§ **MATERIAL PROVIDED**
▼
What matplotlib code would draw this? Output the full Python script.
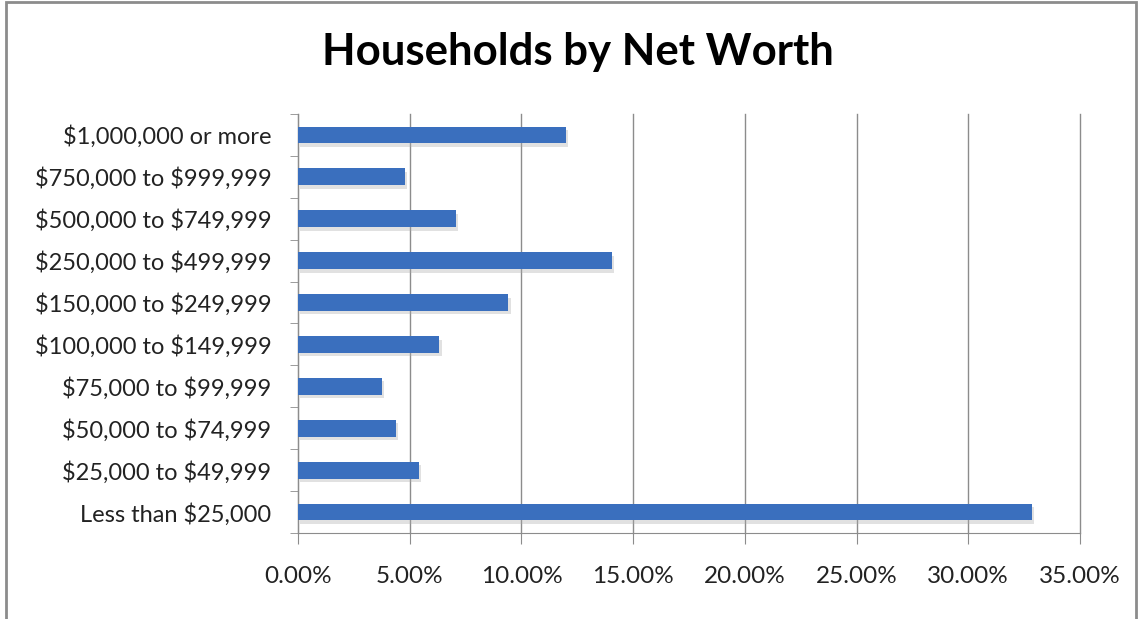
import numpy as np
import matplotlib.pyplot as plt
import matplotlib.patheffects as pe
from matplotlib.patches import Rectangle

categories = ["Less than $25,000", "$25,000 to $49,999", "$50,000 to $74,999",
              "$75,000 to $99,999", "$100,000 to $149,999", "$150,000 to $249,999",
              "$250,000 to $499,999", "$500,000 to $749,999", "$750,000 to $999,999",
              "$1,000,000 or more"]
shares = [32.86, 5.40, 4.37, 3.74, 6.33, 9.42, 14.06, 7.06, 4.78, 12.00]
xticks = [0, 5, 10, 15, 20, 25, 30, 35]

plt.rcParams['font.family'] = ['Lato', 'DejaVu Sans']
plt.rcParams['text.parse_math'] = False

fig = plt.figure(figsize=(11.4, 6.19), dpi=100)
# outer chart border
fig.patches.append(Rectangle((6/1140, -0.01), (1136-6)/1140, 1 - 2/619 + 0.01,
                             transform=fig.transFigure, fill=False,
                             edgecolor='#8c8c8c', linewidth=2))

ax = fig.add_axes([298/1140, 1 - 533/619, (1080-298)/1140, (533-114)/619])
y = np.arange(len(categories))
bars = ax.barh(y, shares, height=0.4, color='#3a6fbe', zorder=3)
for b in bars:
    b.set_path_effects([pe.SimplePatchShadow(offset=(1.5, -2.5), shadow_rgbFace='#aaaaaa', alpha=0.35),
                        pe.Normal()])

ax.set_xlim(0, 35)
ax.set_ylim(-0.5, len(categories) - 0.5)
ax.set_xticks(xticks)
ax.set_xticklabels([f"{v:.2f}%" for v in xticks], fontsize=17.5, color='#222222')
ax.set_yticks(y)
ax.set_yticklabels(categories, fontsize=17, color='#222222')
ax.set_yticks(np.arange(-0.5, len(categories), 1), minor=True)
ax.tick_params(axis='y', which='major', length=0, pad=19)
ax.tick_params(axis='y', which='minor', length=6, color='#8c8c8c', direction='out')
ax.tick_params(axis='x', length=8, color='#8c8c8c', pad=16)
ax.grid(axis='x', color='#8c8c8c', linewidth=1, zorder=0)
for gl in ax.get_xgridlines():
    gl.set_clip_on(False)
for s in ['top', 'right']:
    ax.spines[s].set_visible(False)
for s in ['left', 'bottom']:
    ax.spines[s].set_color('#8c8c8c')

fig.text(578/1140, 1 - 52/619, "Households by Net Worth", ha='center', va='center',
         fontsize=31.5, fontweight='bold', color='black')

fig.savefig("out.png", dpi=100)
▲
§ **YOUR GOAL**
Copy each line above precisely, dropping the pictures.

§ **ANSWER IN FULL**
What matplotlib code would draw this? Output the full Python script.
import numpy as np
import matplotlib.pyplot as plt
import matplotlib.patheffects as pe
from matplotlib.patches import Rectangle

categories = ["Less than $25,000", "$25,000 to $49,999", "$50,000 to $74,999",
              "$75,000 to $99,999", "$100,000 to $149,999", "$150,000 to $249,999",
              "$250,000 to $499,999", "$500,000 to $749,999", "$750,000 to $999,999",
              "$1,000,000 or more"]
shares = [32.86, 5.40, 4.37, 3.74, 6.33, 9.42, 14.06, 7.06, 4.78, 12.00]
xticks = [0, 5, 10, 15, 20, 25, 30, 35]

plt.rcParams['font.family'] = ['Lato', 'DejaVu Sans']
plt.rcParams['text.parse_math'] = False

fig = plt.figure(figsize=(11.4, 6.19), dpi=100)
# outer chart border
fig.patches.append(Rectangle((6/1140, -0.01), (1136-6)/1140, 1 - 2/619 + 0.01,
                             transform=fig.transFigure, fill=False,
                             edgecolor='#8c8c8c', linewidth=2))

ax = fig.add_axes([298/1140, 1 - 533/619, (1080-298)/1140, (533-114)/619])
y = np.arange(len(categories))
bars = ax.barh(y, shares, height=0.4, color='#3a6fbe', zorder=3)
for b in bars:
    b.set_path_effects([pe.SimplePatchShadow(offset=(1.5, -2.5), shadow_rgbFace='#aaaaaa', alpha=0.35),
                        pe.Normal()])

ax.set_xlim(0, 35)
ax.set_ylim(-0.5, len(categories) - 0.5)
ax.set_xticks(xticks)
ax.set_xticklabels([f"{v:.2f}%" for v in xticks], fontsize=17.5, color='#222222')
ax.set_yticks(y)
ax.set_yticklabels(categories, fontsize=17, color='#222222')
ax.set_yticks(np.arange(-0.5, len(categories), 1), minor=True)
ax.tick_params(axis='y', which='major', length=0, pad=19)
ax.tick_params(axis='y', which='minor', length=6, color='#8c8c8c', direction='out')
ax.tick_params(axis='x', length=8, color='#8c8c8c', pad=16)
ax.grid(axis='x', color='#8c8c8c', linewidth=1, zorder=0)
for gl in ax.get_xgridlines():
    gl.set_clip_on(False)
for s in ['top', 'right']:
    ax.spines[s].set_visible(False)
for s in ['left', 'bottom']:
    ax.spines[s].set_color('#8c8c8c')

fig.text(578/1140, 1 - 52/619, "Households by Net Worth", ha='center', va='center',
         fontsize=31.5, fontweight='bold', color='black')

fig.savefig("out.png", dpi=100)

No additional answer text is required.